En réponse à la première question, la Cour de Justice européenne rappelle d'emblée sa jurisprudence antérieure stipulant qu'il y a « prestation minimale » lorsque la législation de l'État de résidence comporte une garantie spécifique ayant pour objet d'assurer aux bénéficiaires de prestations de sécurité sociale un revenu minimal dépassant le niveau des prestations auxquelles ils pourraient prétendre en fonction de leurs périodes d'affiliation et de leurs cotisations, ce qui a été confirmé pour la pension garantie suédoise. Dans la mesure où le règlement no 1408/71 n'exige pas que les États membres prévoient des prestations minimales et que toute législation nationale ne comporte donc pas nécessairement ce type de prestation, l'article 46, paragraphe 2, de ce règlement ne saurait imposer des règles spécifiques et détaillées pour le calcul d'une telle prestation.
Par conséquent, le droit de percevoir une prestation minimale, telle que la pension garantie suédoise, doit être évalué non pas sur la base de l'article 46, paragraphe 2, ou de l'article 47, paragraphe 1, sous d), du règlement no 1408/71, mais conformément aux règles spécifiques contenues dans l'article 50 de ce règlement et la législation nationale pertinente.
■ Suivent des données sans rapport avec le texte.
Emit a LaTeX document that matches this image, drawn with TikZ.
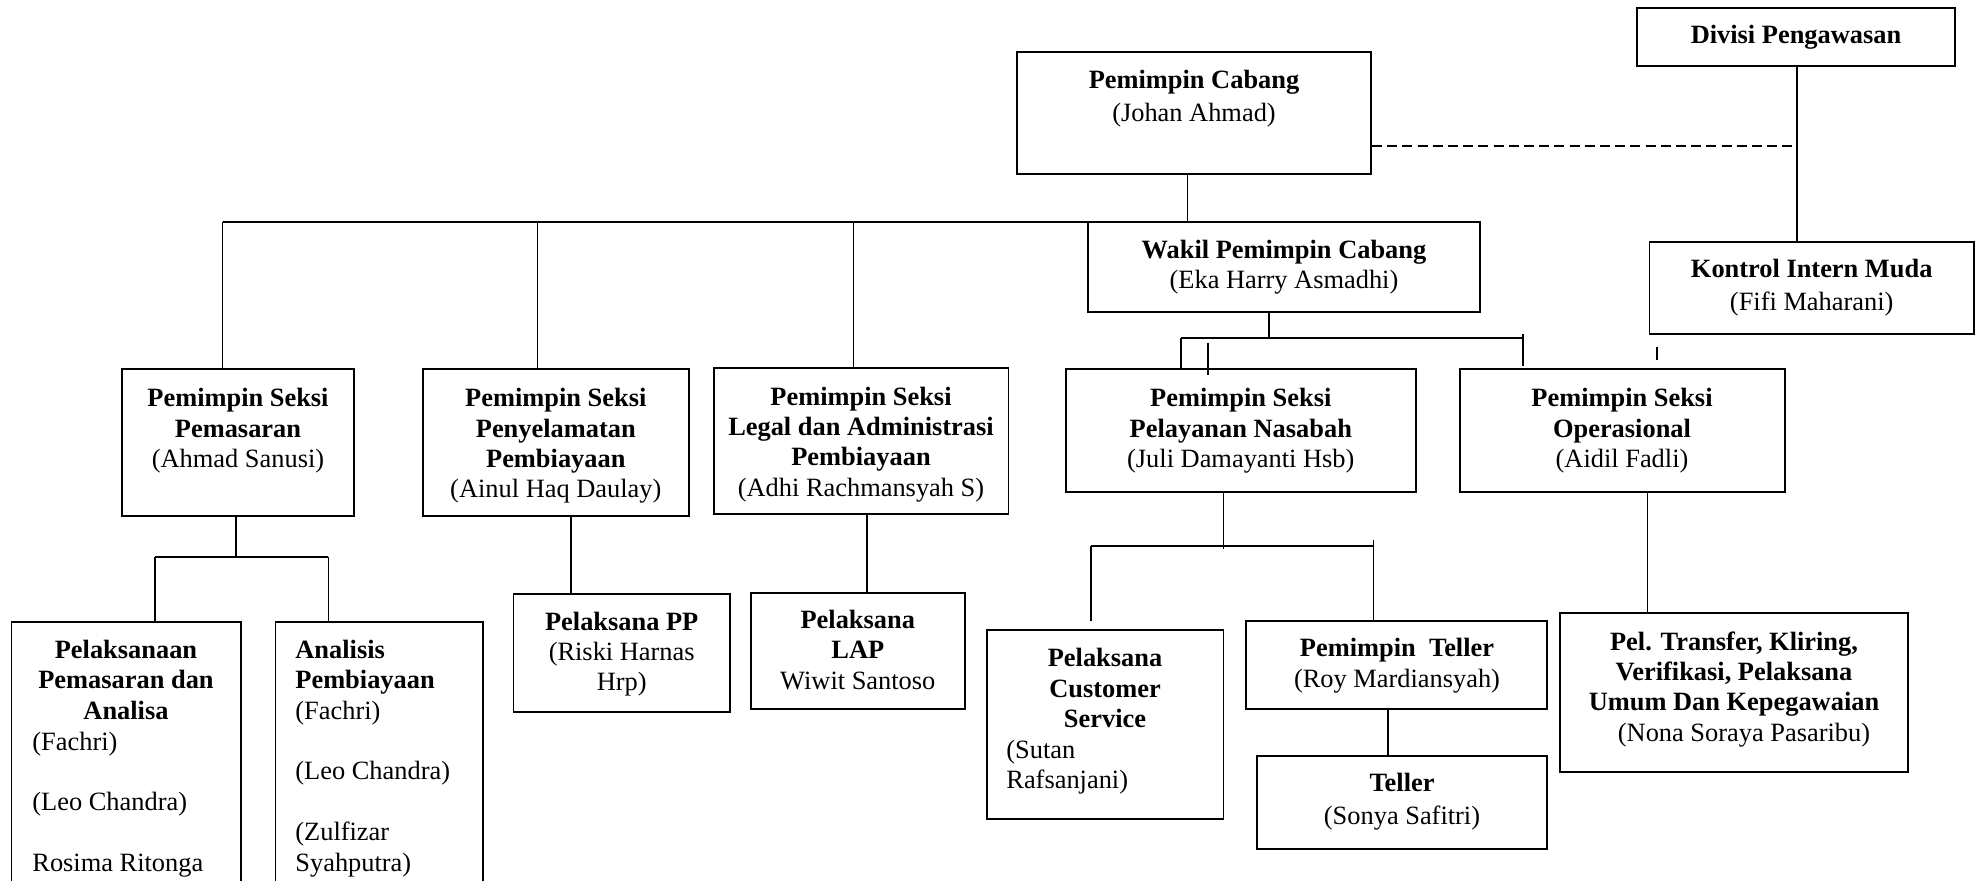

En ce qui concerne la deuxième question, la Cour confirme cette même jurisprudence en rappelant que l'article 50 dispose que, lorsque la législation de l'État de résidence prévoit une prestation minimale, la prestation due par cet État sera augmentée d'un supplément égal à la différence entre la somme des prestations dues par les différents États, aux législations desquels le travailleur a été soumis, et cette prestation minimale. Par conséquent l'article 50 doit être interprété en ce sens qu'il ne s'oppose pas à une législation d'un État membre qui prévoit que, lors du calcul d'une prestation minimale telle que la pension garantie en cause au principal, l'institution compétente doit tenir compte de l'ensemble des pensions de retraite que l'intéressé perçoit effectivement d'un ou de plusieurs autres États membres.